David Caldwell
Rachel Caldwell

David Caldwell and Rachel Caldwell were commissioned by the Rev. James Walker, a direct descendent, under the direction of Greensboro Beautiful, Inc. for permanent placement at David Caldwell Historic Park in Greensboro, NC.

David Caldwell (1725–1824) was a Presbyterian minister, a self-trained physician, and an early educator in colonial North Carolina. Caldwell was ordained a Presbyterian minister in 1765 and in 1766, David Caldwell was called to serve as a minister to two Presbyterian churches, Alamance and Buffalo, in what was to become Guilford County. One year later, he opened his academy (“Log College”), an advanced classical school for young men, near Buffalo Church. It was recognized as one of the most outstanding schools in the South.
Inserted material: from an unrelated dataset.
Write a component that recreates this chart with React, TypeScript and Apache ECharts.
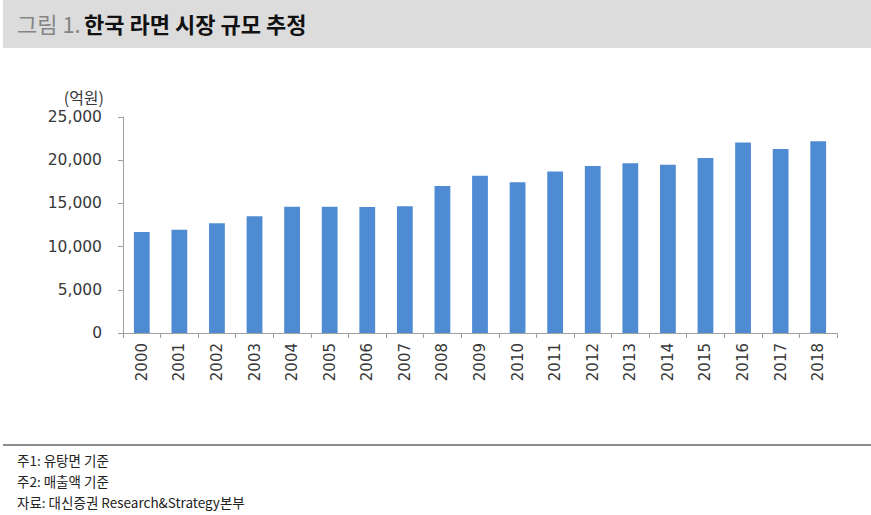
import React, { useEffect, useRef } from "react";
import * as echarts from "echarts";

const years = ["2000","2001","2002","2003","2004","2005","2006","2007","2008","2009","2010","2011","2012","2013","2014","2015","2016","2017","2018"];
const marketSize = [11700, 11950, 12700, 13500, 14600, 14600, 14580, 14680, 17000, 18200, 17450, 18700, 19320, 19650, 19480, 20250, 22050, 21300, 22180];
const yTicks = { min: 0, max: 25000, interval: 5000 };
const titlePrefix = "그림 1.";
const titleMain = "한국 라면 시장 규모 추정";
const unitLabel = "(억원)";
const notes = ["주1: 유탕면 기준", "주2: 매출액 기준", "자료: 대신증권 Research&Strategy본부"];

const KR = "'Noto Sans CJK KR', 'Noto Sans', sans-serif";
const NUM = "'DejaVu Sans', 'Liberation Sans', sans-serif";

export default function App() {
  const ref = useRef<HTMLDivElement>(null);
  useEffect(() => {
    if (!ref.current) return;
    const chart = echarts.init(ref.current, null, { renderer: "svg" });
    chart.setOption({
      animation: false,
      backgroundColor: "#ffffff",
      grid: { left: 123, right: 34, top: 117, bottom: 182 },
      xAxis: {
        type: "category",
        data: years,
        axisLine: { lineStyle: { color: "#a0a0a0", width: 1 } },
        axisTick: { show: true, length: 5, lineStyle: { color: "#a0a0a0" } },
        axisLabel: { rotate: 90, margin: 10, color: "#383838", fontSize: 15, fontFamily: NUM },
      },
      yAxis: {
        type: "value",
        min: yTicks.min,
        max: yTicks.max,
        interval: yTicks.interval,
        axisLine: { show: true, lineStyle: { color: "#a0a0a0", width: 1 } },
        axisTick: { show: true, length: 5, lineStyle: { color: "#a0a0a0" } },
        splitLine: { show: false },
        axisLabel: {
          margin: 21,
          color: "#383838",
          fontSize: 15.5,
          fontFamily: NUM,
          formatter: (v: number) => v.toLocaleString("en-US"),
        },
      },
      series: [
        {
          type: "bar",
          data: marketSize,
          barWidth: "42%",
          itemStyle: { color: "#4f8bd2" },
        },
      ],
      graphic: [
        { type: "rect", shape: { x: 3, y: 0, width: 868, height: 48 }, style: { fill: "#dcdcdc" }, silent: true },
        {
          type: "text",
          x: 17,
          y: 23,
          style: {
            text: "{p|" + titlePrefix + "} {m|" + titleMain + "}",
            verticalAlign: "middle",
            rich: {
              p: { fontSize: 22, fontFamily: KR, fill: "#858585", fontWeight: "normal" },
              m: { fontSize: 22, fontFamily: KR, fill: "#111111", fontWeight: "bold" },
            },
          },
        },
        {
          type: "text",
          x: 104,
          y: 97,
          style: { text: unitLabel, fontSize: 16, fontFamily: KR, fill: "#383838", align: "right", verticalAlign: "middle" },
        },
        { type: "line", shape: { x1: 3, y1: 445, x2: 871, y2: 445 }, style: { stroke: "#8c8c8c", lineWidth: 2 } },
        ...notes.map((t, i) => ({
          type: "text",
          x: 17,
          y: 460 + i * 21,
          style: { text: t, fontSize: 13.5, fontFamily: KR, fill: "#222222", verticalAlign: "middle" },
        })),
      ],
    });
    return () => chart.dispose();
  }, []);
  return <div ref={ref} style={{ position: "fixed", left: 0, top: 0, width: 871, height: 515 }} />;
}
David Caldwell's influence in North Carolina's development was profound. He attempted to negotiate a peace between the rebellious backcountry farmers and the Colonial Government during the War of the Regulation in 1771. Caldwell also served as one of five Guilford County delegates in the fifth Provincial Congress of 1776. The five delegates were all members of Buffalo Church. North Carolina's first constitution was adopted at that Provincial Congress of 1776. Caldwell successfully organized the adoption of a very restrictive religious test for holding elective offices in North Carolina.
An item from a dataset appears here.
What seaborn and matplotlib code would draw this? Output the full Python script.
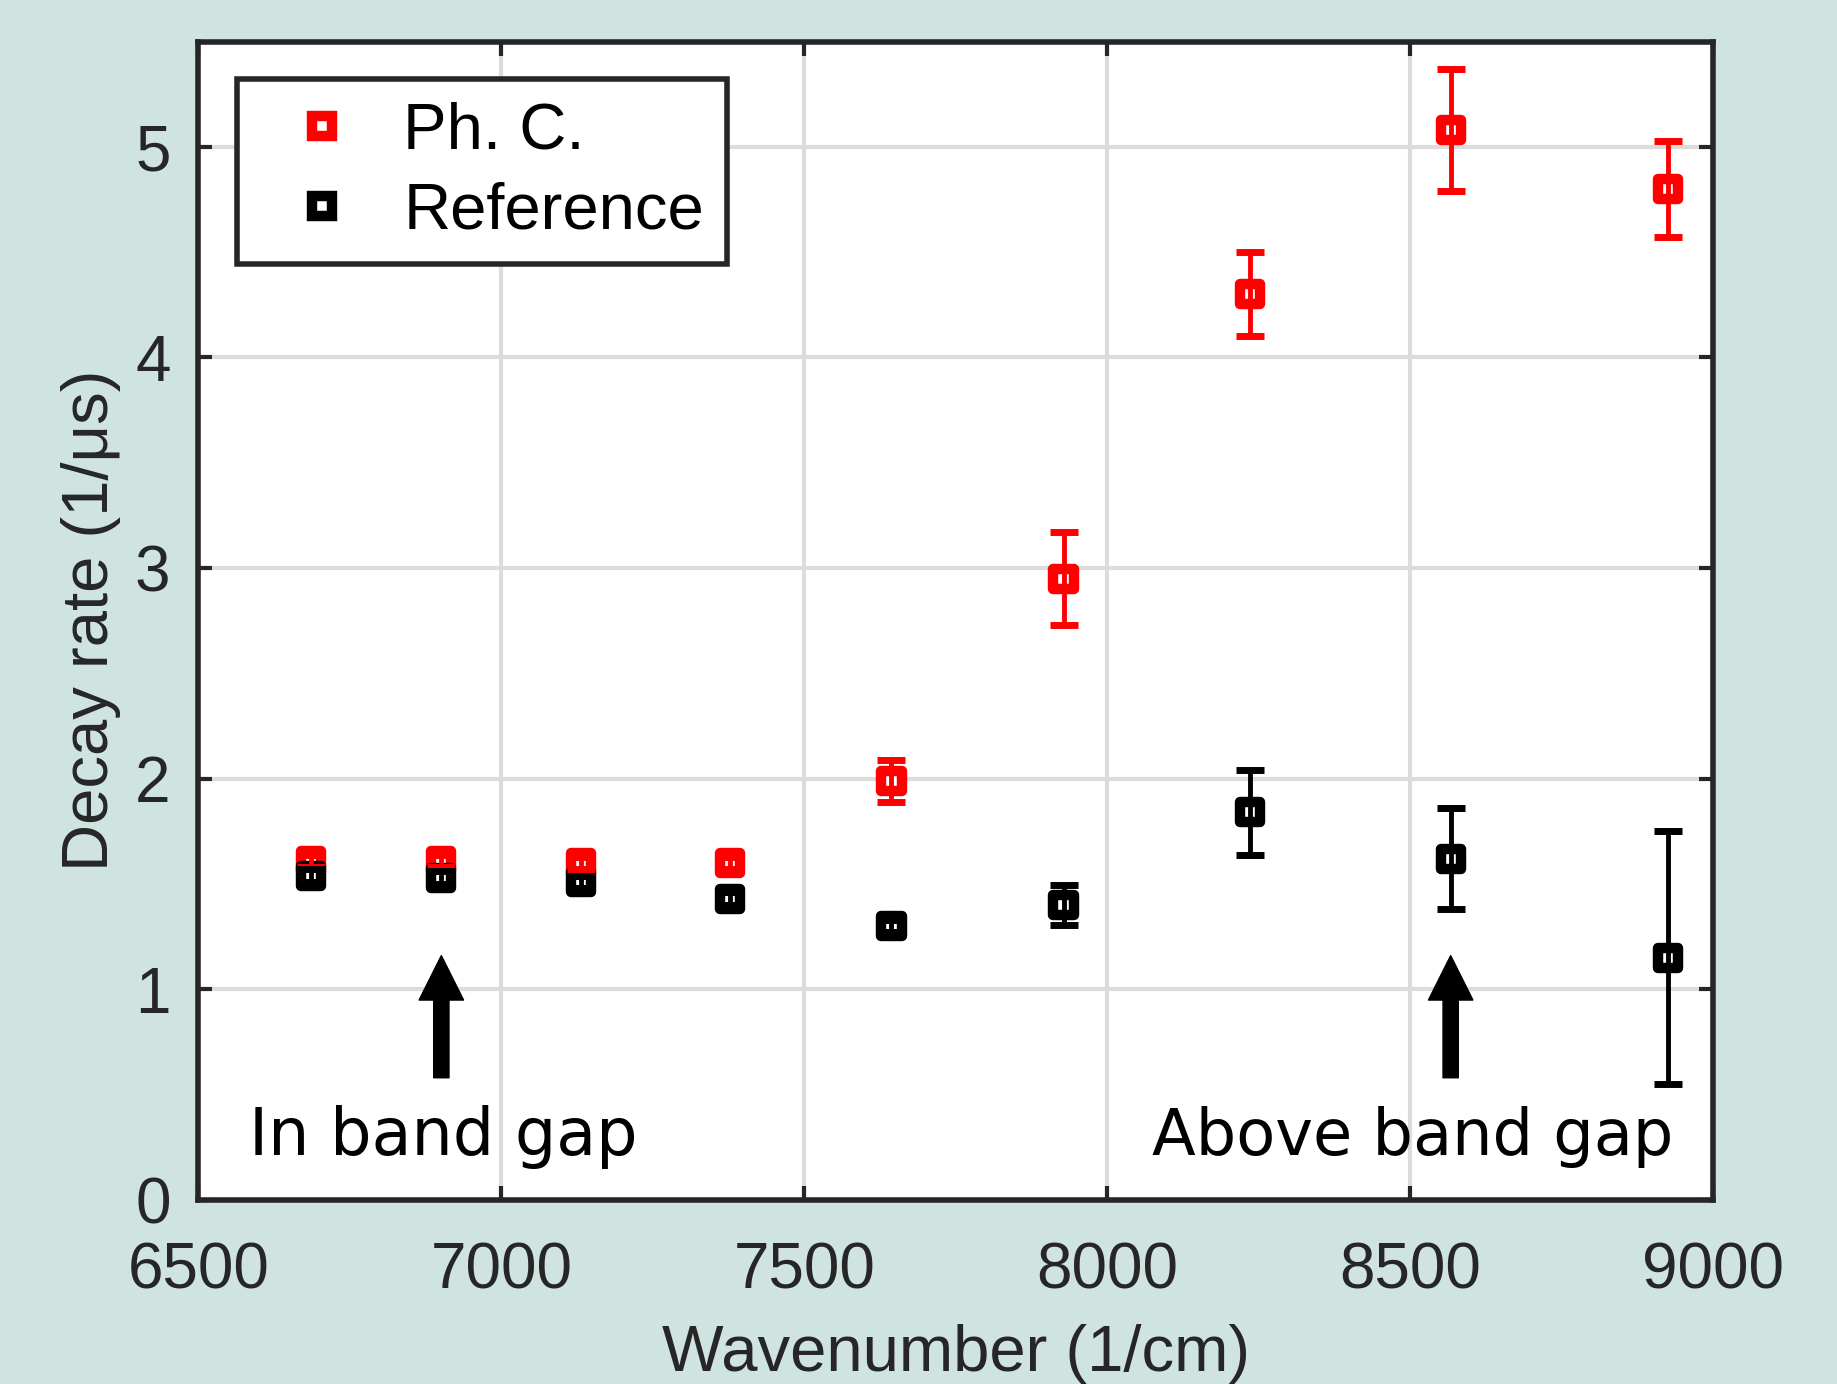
import numpy as np
import pandas as pd
import matplotlib
matplotlib.use("Agg")
import matplotlib.pyplot as plt
from matplotlib.lines import Line2D
import seaborn as sns

# wavenumbers (1/cm) shared by both series
wavenumber = [6686, 6901, 7131, 7378, 7644, 7928, 8236, 8567, 8925]
# decay rates (1/us)
phc_rate = [1.61, 1.61, 1.60, 1.60, 1.99, 2.95, 4.30, 5.08, 4.80]
phc_err = [0.03, 0.03, 0.03, 0.03, 0.10, 0.22, 0.20, 0.29, 0.23]
ref_rate = [1.54, 1.53, 1.51, 1.43, 1.30, 1.40, 1.84, 1.62, 1.15]
ref_err = [0.03, 0.03, 0.03, 0.03, 0.03, 0.095, 0.20, 0.24, 0.60]
series_names = ["Ph. C.", "Reference"]
series_colors = {"Ph. C.": "#ff0000", "Reference": "#000000"}
x_ticks = [6500, 7000, 7500, 8000, 8500, 9000]
y_ticks = [0, 1, 2, 3, 4, 5]
arrow_x = [6901, 8567]

df = pd.DataFrame({
    "wavenumber": wavenumber + wavenumber,
    "rate": phc_rate + ref_rate,
    "err": phc_err + ref_err,
    "series": [series_names[0]] * len(wavenumber) + [series_names[1]] * len(wavenumber),
})

sns.set_theme(style="whitegrid")
plt.rcParams["font.family"] = ["Liberation Sans", "DejaVu Sans"]
bg = "#cfe3e1"
spine_col = "#262626"

fig = plt.figure(figsize=(18.37, 13.84), dpi=100, facecolor=bg)
ax = fig.add_axes([0.108, 0.133, 0.8245, 0.837])
ax.set_facecolor("white")

# markers: hollow squares with thick edge
sns.scatterplot(data=df, x="wavenumber", y="rate", hue="series", palette=series_colors,
                marker="s", s=210, linewidth=7.5, legend=False, ax=ax, zorder=3)
for coll in ax.collections:
    fc = coll.get_facecolors()
    coll.set_edgecolors(fc)
    coll.set_facecolors("white")

# error bars on top so the line shows through the marker
for name in series_names:
    sub = df[df["series"] == name]
    ax.errorbar(sub["wavenumber"], sub["rate"], yerr=sub["err"], fmt="none",
                ecolor=series_colors[name], elinewidth=3.5, capsize=10, capthick=5, zorder=4)

ax.set_xlim(6500, 9000)
ax.set_ylim(0, 5.5)
ax.set_xticks(x_ticks)
ax.set_yticks(y_ticks)
ax.grid(True, color="#dcdcdc", linewidth=3.0)
ax.tick_params(axis="both", which="both", direction="in", length=10, width=3, color=spine_col,
               top=True, right=True, bottom=True, left=True, labelsize=46, labelcolor="#262626")
ax.tick_params(axis="x", pad=30)
ax.tick_params(axis="y", pad=20)
for sp in ax.spines.values():
    sp.set_visible(True)
    sp.set_color(spine_col)
    sp.set_linewidth(4)

ax.set_xlabel("Wavenumber (1/cm)", fontsize=47, color="#262626", labelpad=16)
ax.set_ylabel("Decay rate (1/\u03bcs)", fontsize=47, color="#262626", labelpad=10)

# arrows marking the two regions
for xa in arrow_x:
    ax.annotate("", xy=(xa, 1.16), xytext=(xa, 0.58),
                arrowprops=dict(facecolor="black", edgecolor="black", width=11, headwidth=32,
                                headlength=32, shrink=0))
ax.text(6583, 0.215, "In band gap", fontsize=47, family="DejaVu Sans", color="black",
        va="baseline", ha="left")
ax.text(8934, 0.215, "Above band gap", fontsize=46, family="DejaVu Sans", color="black",
        va="baseline", ha="right")

handles = [Line2D([], [], linestyle="none", marker="s", markersize=15, markeredgewidth=7.5,
                  markerfacecolor="white", markeredgecolor=series_colors[n]) for n in series_names]
leg = ax.legend(handles, series_names, loc="upper left", bbox_to_anchor=(0.0255, 0.9676),
                fontsize=47, frameon=True, fancybox=False, borderpad=0.35, handletextpad=0.3,
                labelspacing=0.3, handlelength=1.9, borderaxespad=0, labelcolor="black")
leg.get_frame().set_edgecolor(spine_col)
leg.get_frame().set_linewidth(4)
leg.get_frame().set_alpha(1)

fig.savefig("out.png", dpi=100, facecolor=bg)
Throughout the American Revolution, Caldwell was a vocal supporter of the patriot cause. As a result, he was hunted by British troops during the 1781 campaign in North Carolina that culminated in the Battle of Guilford Courthouse. Following the Battle of Guilford Courthouse, the Caldwells worked tirelessly treating the wounded soldiers of General Nathanael Greene's army. Caldwell retired from Buffalo and Alamance Churches in 1820 and continued to educate students until his death in 1824.

The sculpture, which was unveiled during the opening of the Caldwell Park Interpretive Center in 2007, was created with only one picture available, but key information was made available from the research of Gary Brown, and clothing and hair information by Susan Webster of the Greensboro Historical Museum.